Александр Исаевич Солженицын был необъятного размера русский человек, один из редчайших единиц русских людей ХХ века, кто реально соответствовал масштабу России, ее культурному, историческому, да и просто географическому пространству. Можно не заметить гибели целой армии или закрытия крупного научного института, но смерть великого полководца и ученого переживается всеми, даже их врагами и противниками, потому что, в конце концов, вершина любой человеческой деятельности — это появление человека, который один соединяет в себе умы, таланты и нереализованные возможности тысяч и даже миллионов. Он, один, отвечает перед Богом за легитимность существования на земле нации, народа, а в результате и всего человечества, которое в таких людях обретает свое лицо.

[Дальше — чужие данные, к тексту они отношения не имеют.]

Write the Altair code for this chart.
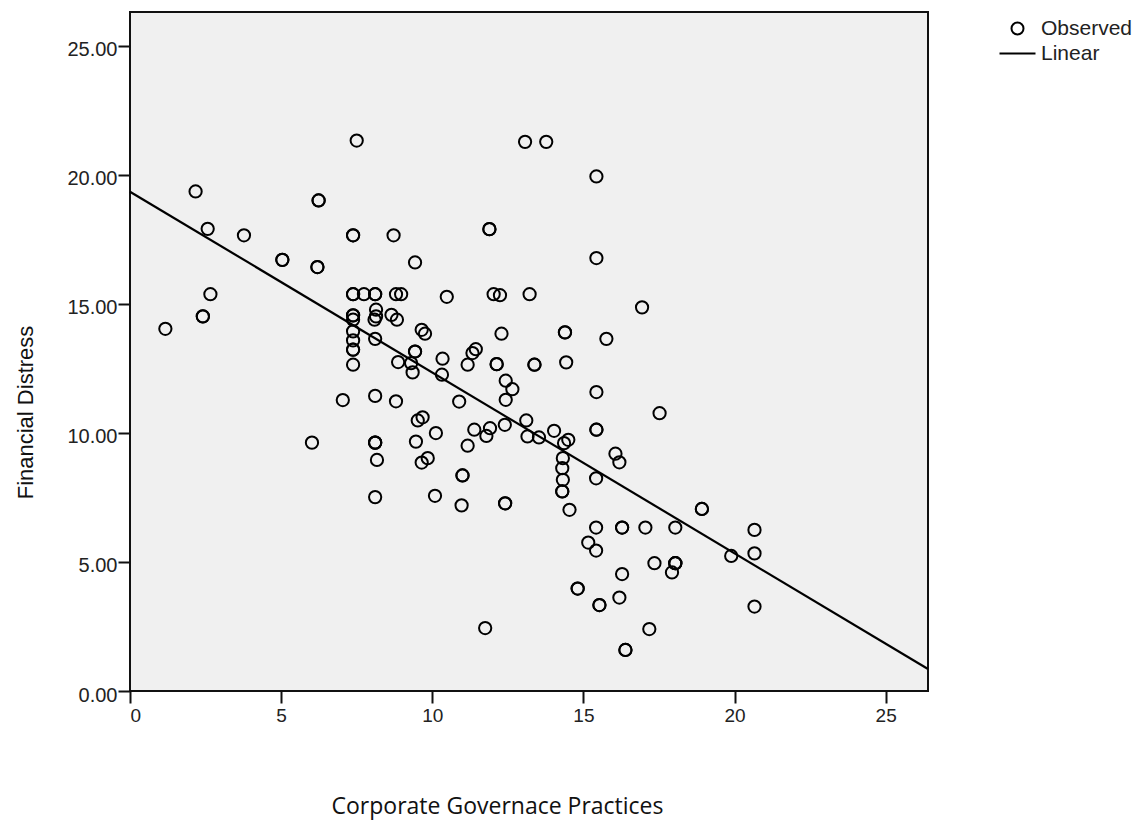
import altair as alt
import pandas as pd

# Observed points (Corporate Governance Practices, Financial Distress)
cg_x = [1.17, 2.17, 2.41, 2.41, 2.57, 2.66, 3.77, 5.04, 5.04, 6.02, 6.24, 6.24, 6.20, 6.20,
        7.04, 7.38, 7.38, 7.38, 7.38, 7.38, 7.38, 7.38, 7.38, 7.38, 7.38, 7.38, 7.38,
        7.50, 7.74, 8.11, 8.11, 8.14, 8.14, 8.09, 8.11, 8.11, 8.11, 8.11, 8.11, 8.17, 8.11,
        8.65, 8.72, 8.80, 8.97, 8.83, 8.80, 8.87, 9.30, 9.35, 9.43, 9.43, 9.43, 9.65, 9.76,
        9.46, 9.52, 9.68, 9.65, 9.85, 10.12, 10.09, 10.34, 10.32, 10.48, 10.89, 10.97,
        11.00, 11.00, 11.17, 11.17, 11.33, 11.44, 11.39, 11.91, 11.79, 11.75, 11.89, 11.89,
        12.03, 12.24, 12.29, 12.13, 12.13, 12.43, 12.65, 12.43, 12.40, 12.41, 12.41,
        13.07, 13.77, 13.22, 13.38, 13.38, 13.11, 13.15, 13.53, 14.03, 14.39, 14.39, 14.43,
        14.36, 14.50, 14.32, 14.30, 14.32, 14.30, 14.30, 14.54, 14.81, 14.81,
        15.43, 15.43, 15.43, 15.43, 15.43, 15.42, 15.42, 15.16, 15.42, 15.53, 15.53, 15.76,
        16.06, 16.19, 16.28, 16.28, 16.28, 16.19, 16.39, 16.39, 16.94, 17.05, 17.18, 17.35,
        17.52, 18.04, 18.04, 18.04, 18.04, 17.93, 18.92, 18.92, 19.89, 20.66, 20.66, 20.66]
fd_y = [14.03, 19.35, 14.51, 14.51, 17.90, 15.37, 17.65, 16.70, 16.70, 9.62, 19.00, 19.00, 16.42, 16.42,
        11.27, 17.65, 17.65, 15.37, 15.37, 14.55, 14.55, 14.38, 13.93, 13.58, 13.22, 13.22, 12.64,
        21.32, 15.37, 15.37, 15.37, 14.77, 14.51, 14.38, 13.64, 11.43, 9.62, 9.62, 9.62, 8.95, 7.51,
        14.57, 17.65, 15.37, 15.37, 14.38, 11.22, 12.74, 12.70, 12.34, 16.60, 13.15, 13.15, 13.99, 13.84,
        9.66, 10.48, 10.60, 8.85, 9.02, 9.99, 7.56, 12.87, 12.25, 15.27, 11.21, 7.19,
        8.35, 8.35, 9.50, 12.64, 13.09, 13.24, 10.12, 10.18, 9.88, 2.44, 17.89, 17.89,
        15.37, 15.33, 13.84, 12.66, 12.66, 12.02, 11.69, 11.28, 10.31, 7.27, 7.27,
        21.27, 21.27, 15.37, 12.64, 12.64, 10.48, 9.86, 9.82, 10.08, 13.89, 13.89, 12.73,
        9.60, 9.73, 9.02, 8.63, 8.18, 7.73, 7.73, 7.02, 3.97, 3.97,
        19.93, 16.77, 11.58, 10.12, 10.12, 8.24, 6.33, 5.75, 5.44, 3.33, 3.33, 13.64,
        9.19, 8.86, 6.33, 6.33, 4.53, 3.62, 1.59, 1.59, 14.86, 6.33, 2.40, 4.95,
        10.76, 6.33, 4.95, 4.95, 4.95, 4.59, 7.05, 7.05, 5.23, 6.24, 5.33, 3.27]

# Linear fit line (endpoints)
fit_x = [0.0, 26.4]
fit_y = [19.34, 0.85]

x_ticks = [0, 5, 10, 15, 20, 25]
y_ticks = [0, 5, 10, 15, 20, 25]

n = min(len(cg_x), len(fd_y))
pts = pd.DataFrame({"x": cg_x[:n], "y": fd_y[:n], "series": ["Observed"] * n})
fit = pd.DataFrame({"x": fit_x, "y": fit_y})

x_scale = alt.Scale(domain=[0, 26.4], nice=False, zero=False)
y_scale = alt.Scale(domain=[0, 26.3], nice=False, zero=False)

x_axis = alt.Axis(
    title="Corporate Governace Practices", values=x_ticks, format="d", grid=False,
    titleFont="Open Sans", titleFontSize=23, titleFontWeight="normal", titleColor="#111",
    titleX=367, titleY=122, titleAlign="center", titleBaseline="alphabetic",
    labelFont="Liberation Sans", labelFontSize=19, labelColor="#222", labelPadding=3,
    tickSize=12, tickWidth=2, tickColor="#111", domain=False,
)
y_axis = alt.Axis(
    title="Financial Distress", values=y_ticks, format=".2f", grid=False,
    titleFont="Liberation Sans", titleFontSize=22, titleFontWeight="normal", titleColor="#111",
    titleX=-98, titleY=400, titleAngle=270, titleAlign="center", titleBaseline="alphabetic",
    labelFont="Liberation Sans", labelFontSize=20, labelColor="#222", labelPadding=1,
    labelOffset=4, tickSize=12, tickWidth=2, tickColor="#111", domain=False,
)

points = alt.Chart(pts).mark_point(
    shape="circle", filled=False, size=150, stroke="black", strokeWidth=2, opacity=1
).encode(
    x=alt.X("x:Q", scale=x_scale, axis=x_axis),
    y=alt.Y("y:Q", scale=y_scale, axis=y_axis),
    shape=alt.Shape(
        "series:N",
        scale=alt.Scale(domain=["Observed", "Linear"], range=["circle", "M-3.0,0L3.0,0"]),
        legend=alt.Legend(
            title=None, orient="none", legendX=877, legendY=6,
            labelFont="Liberation Sans", labelFontSize=21, labelColor="#222",
            symbolSize=144, symbolStrokeColor="black", symbolFillColor="transparent",
            symbolStrokeWidth=2, labelOffset=13, rowPadding=3,
        ),
    ),
)

line = alt.Chart(fit).mark_line(color="black", strokeWidth=2.2).encode(
    x=alt.X("x:Q", scale=x_scale),
    y=alt.Y("y:Q", scale=y_scale),
)

chart = alt.layer(points, line).properties(
    width=798, height=679,
    padding={"left": 130, "top": 12, "right": 218, "bottom": 132},
    autosize=alt.AutoSizeParams(type="none"),
    background="white",
).configure_view(
    fill="#f0f0f0", stroke="#111", strokeWidth=2
)

chart.save("out.html", embed_options={"renderer": "svg", "actions": False})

Обратите внимание на портреты великих людей в школьных классах, на всех этих пыльных, засиженных мухами Сократов, Моцартов, Толстых, Менделеевых, размноженных в сотнях тысяч стандартных копий. Это не пустой ритуал, не скучное назидание детям. Это такие же окна в учебных классах, как и обычные окна, тоже пыльные, в царапинах и разводах, но без них нет света, без них — подвал, бомбоубежище, а не место жизни, учебы.
Мы потеряли именно такого человека, окно в Божий мир. Кстати, одна из последних статей Солженицына называлась «Потёмщики света не ищут». С уходом Солженицына потемки в России сгустились очень сильно. На следующий день после его похорон началась грузинско-осетинская война, в которую втянулась и Россия. Еще несколько дней тому назад всякий здравый русский человек мог ждать оценки этого события от Солженицына. Ждать на законных основаниях, потому что нация вправе требовать от своего пророка разъяснения критических ситуаций. Но этого разъяснения нет и больше не будет. Молчание Солженицына уже сегодня звучит гораздо громче любых политических заявлений.